When Tracy Staadt watched her son — a snapshot of his family tucked inside the jacket of his black suit — being lowered into the ground, she hoped he would finally have some peace.
“He was a troubled soul. He had his demons, but his heart was amazing,” said Staadt, 46.
Four and half years after Aaron Sutherland died in a car crash in northwest suburban Bull Valley, the Staadt family received a phone call from the cemetery, McHenry County Memorial Park in Woodstock.
The man on the line explained there had been a mistake: Her son had been buried in a plot belonging to another family, and now he would have to be moved.
“He said they were preparing the spot next to Aaron for a funeral, when they realized that they had made a mistake and had double sold me Aaron’s plot,” said Staadt, who lives in Wonder Lake. “There was no, ‘I’m sorry to let you know this’ and ‘This is a very sensitive subject.’”
Staadt said the news brought sobs so hard “it literally felt like my ribs were broken.”
This week, Austin Bartlett, a Chicago attorney, filed a lawsuit on behalf of the Staadt family in Cook County Circuit Court, alleging both negligence and “deceptive business practices” on the part of the cemetery.

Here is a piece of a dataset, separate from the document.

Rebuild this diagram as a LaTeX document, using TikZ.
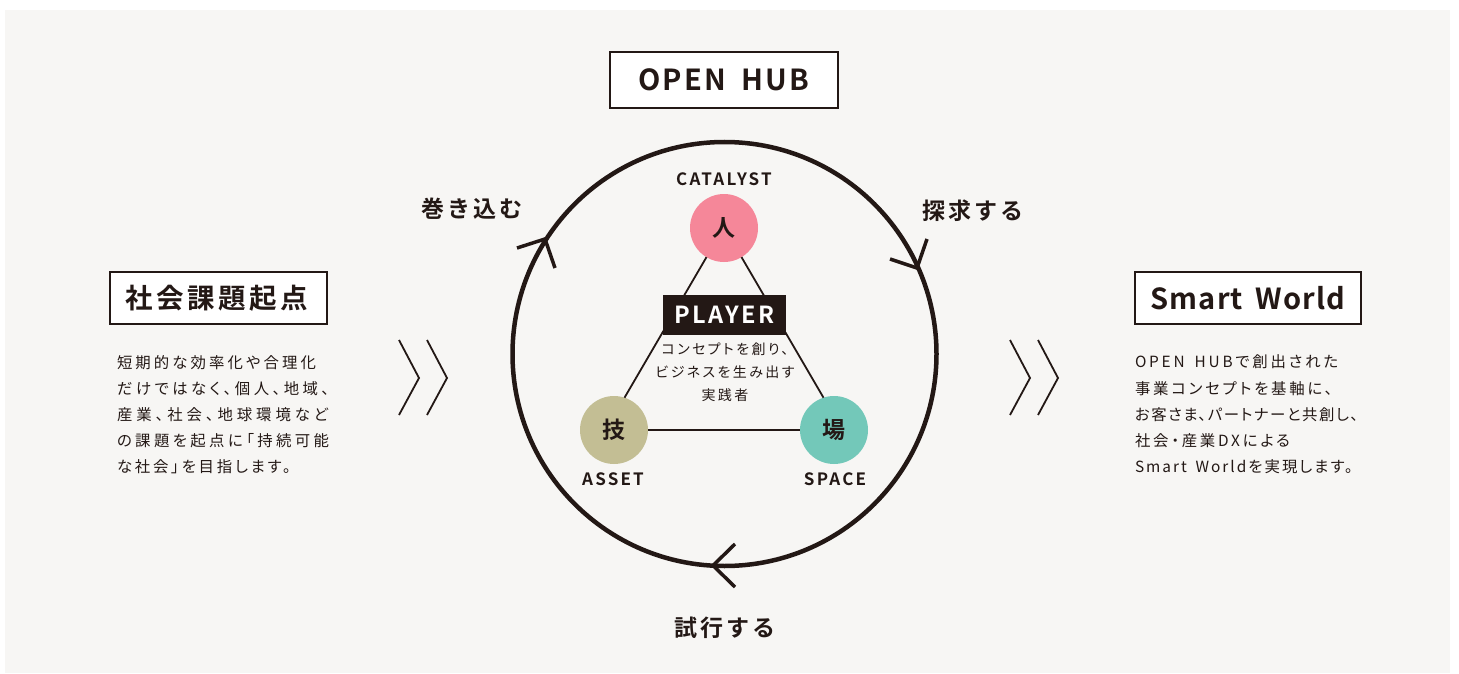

“The defendants falsely represented to plaintiff that they had legal title to burial plots at their cemetery, including the burial plot sold to the plaintiff, after they had already sold them and transferred title to that plot,” according to the lawsuit.
The cemetery’s actions, Bartlett said, are all the more alarming in light of the scandal uncovered in 2009 at Burr Oak Cemetery in Alsip, where graves were double stacked and other graves trashed to resell the plots to unsuspecting families.

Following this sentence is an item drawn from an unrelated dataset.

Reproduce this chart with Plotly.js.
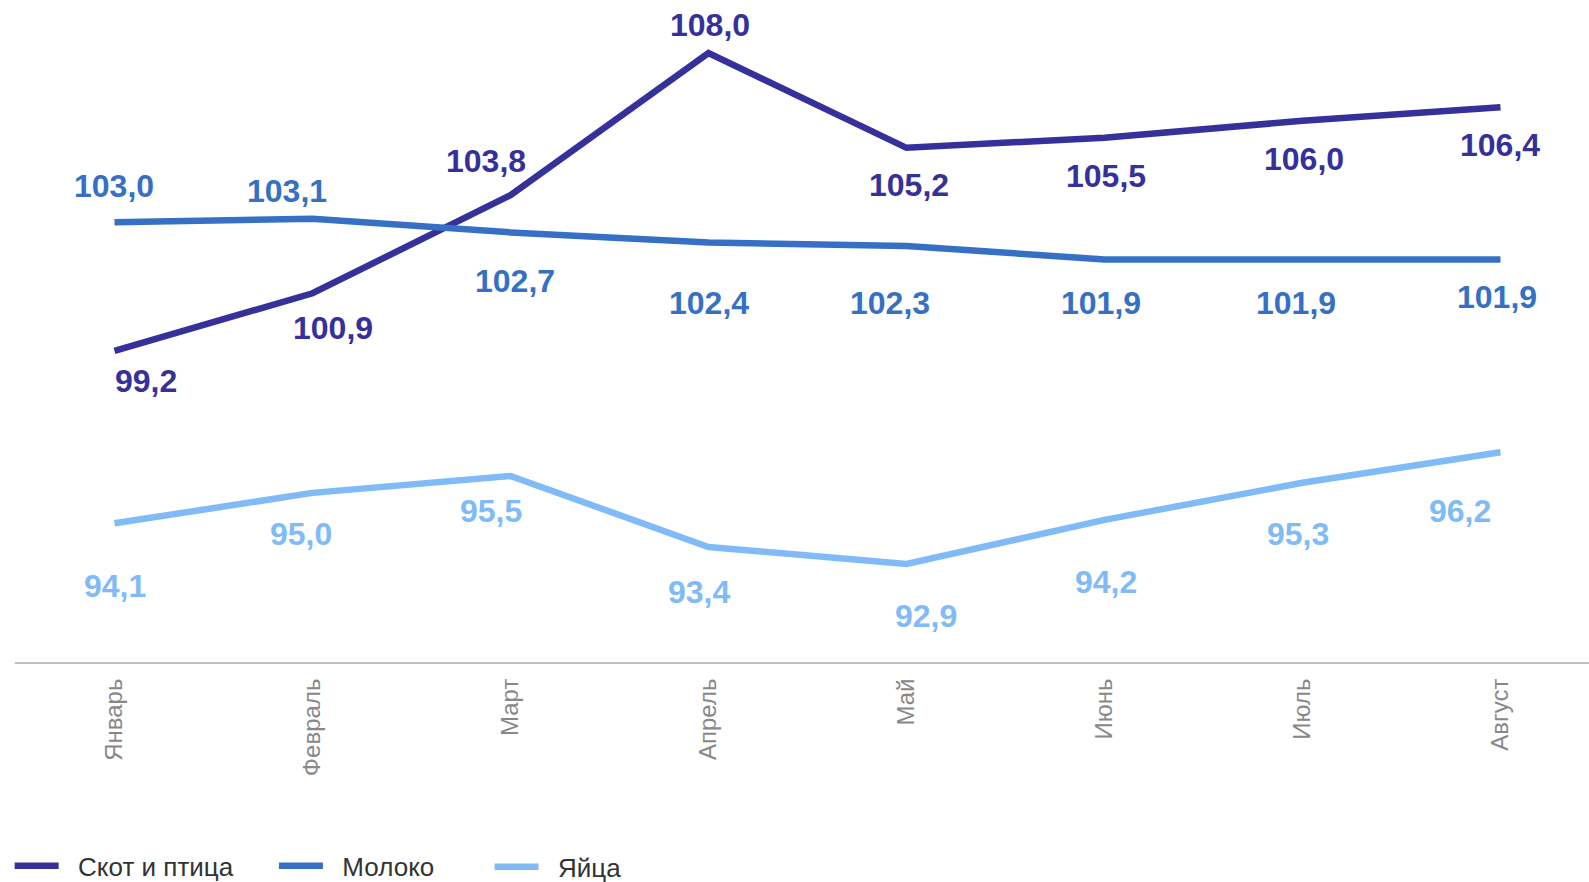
<!DOCTYPE html>
<html>
<head>
<meta charset="utf-8">
<script src="https://cdn.plot.ly/plotly-3.0.1.min.js"></script>
<style>html,body{margin:0;padding:0;background:#fff;}#chart{width:1589px;height:882px;}</style>
</head>
<body>
<div id="chart"></div>
<script>
const months = ["Январь", "Февраль", "Март", "Апрель", "Май", "Июнь", "Июль", "Август"];
const seriesNames = ["Скот и птица", "Молоко", "Яйца"];
const livestock = [99.2, 100.9, 103.8, 108.0, 105.2, 105.5, 106.0, 106.4];
const milk = [103.0, 103.1, 102.7, 102.4, 102.3, 101.9, 101.9, 101.9];
const eggs = [94.1, 95.0, 95.5, 93.4, 92.9, 94.2, 95.3, 96.2];

// label offsets in pixels (dx right, dy down) relative to each point
const livestockOffsets = [[32,30],[21,35],[-24,-34],[2,-28],[3,37],[2,38],[2,38],[0,38]];
const milkOffsets = [[0,-36],[-25,-28],[5,49],[1,60],[-16,57],[-3,44],[-6,44],[-3,38]];
const eggsOffsets = [[1,63],[-11,41],[-19,35],[-9,45],[20,52],[2,62],[-4,51],[-40,59]];

const colors = ["#35309a", "#3570c4", "#80bbf7"];
const FONT = "Liberation Sans, Arial, sans-serif";

const allSeries = [livestock, milk, eggs];
const allOffsets = [livestockOffsets, milkOffsets, eggsOffsets];
const legendIds = ["legend", "legend2", "legend3"];
const PAD = "\u00A0\u00A0";

const traces = allSeries.map((vals, i) => ({
  type: "scatter",
  mode: "lines",
  x: months,
  y: vals,
  name: PAD + seriesNames[i],
  legend: legendIds[i],
  line: {color: colors[i], width: 6.5},
  hoverinfo: "skip"
}));

const fmt = v => v.toFixed(1).replace(".", ",");
const annotations = [];
allSeries.forEach((vals, i) => {
  vals.forEach((v, j) => {
    annotations.push({
      x: months[j], y: v, xref: "x", yref: "y",
      text: fmt(v), showarrow: false,
      xshift: allOffsets[i][j][0], yshift: -allOffsets[i][j][1],
      font: {family: FONT, size: 32, color: colors[i], weight: "bold"}
    });
  });
});

const legendBase = {
  orientation: "h", xanchor: "left", yanchor: "middle",
  font: {family: FONT, size: 26, color: "#333333"},
  bgcolor: "rgba(0,0,0,0)", itemwidth: 44, itemclick: false, itemdoubleclick: false
};

const layout = {
  width: 1589, height: 882,
  margin: {l: 15, r: 0, t: 0, b: 220, autoexpand: false},
  paper_bgcolor: "#ffffff", plot_bgcolor: "#ffffff",
  showlegend: true,
  hovermode: false,
  xaxis: {
    type: "category",
    range: [-0.5025, 7.447],
    showline: true, linecolor: "#c0c0c0", linewidth: 2,
    showgrid: false, zeroline: false,
    ticks: "", tickangle: -90,
    ticklabelstandoff: 5,
    tickfont: {family: FONT, size: 24, color: "#888888"}
  },
  yaxis: {
    range: [90, 109.57],
    showgrid: false, zeroline: false, showline: false, showticklabels: false, ticks: ""
  },
  legend: Object.assign({}, legendBase, {x: -0.0034, y: -0.308}),
  legend2: Object.assign({}, legendBase, {x: 0.1645, y: -0.308}),
  legend3: Object.assign({}, legendBase, {x: 0.3015, y: -0.3095}),
  annotations: annotations
};

Plotly.newPlot("chart", traces, layout, {staticPlot: true, displayModeBar: false});
</script>
</body>
</html>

“It is stunning that after the Burr Oak Cemetery scandal and other well-publicized cemetery scandals, that citizens in Illinois are still being double sold burial plots at cemeteries,” Bartlett said in a statement.
A spokesman for the cemetery said in a statement: “McHenry County Memorial Park’s mission is to help families memorialize every life with dignity, including providing and maintaining a tranquil and beautiful place for memorialization. We are aware of the issue and are working to resolve the matter directly with the affected families. We want to reassure our families and the local community that we are committed to serving them and their loved ones.”
The lawsuit seeks monetary damages and a court order to prevent Sutherland’s body from being removed.

Sutherland, born in 1992, never quite got his life on track. Of the country music his mother listened to while he was growing up, Sutherland liked Johnny Cash — perhaps drawn to the singer’s rebellious streak, his mother said.
Like Cash, Sutherland used drugs; his mother kicked him out of her house because of it.
“He was so smart. He could have made something of himself, and I told him that. But he always wanted stuff — quick, quick, quick,” his mother said.
On Oct. 16, 2014, he got into an argument with his girlfriend at Wonder Lake, his mother said. The girlfriend drove away. He chased after her.
“At one point, he ended up hitting a tree and he went down 20 feet into a ditch. He wasn’t found for two days,” his mother said.
Staadt took some solace in the large crowd that showed up for her son’s funeral and in the place where the cemetery’s office staff said he would be buried.
“They even physically took us to the spot,” Staadt said. “We chose where it was because my husband’s grandmother is buried just two spots up from where my son is.”
Staadt doesn’t know the other family — the one that also has a claim to her son’s plot; but she said she bears no ill will toward them. They are not a part of the lawsuit.
But Staadt just wants her son’s remains left alone.
“He suffered so much in life and his death was so horrific,” she said “I wanted him to have a peaceful place. And now I have to disturb that?”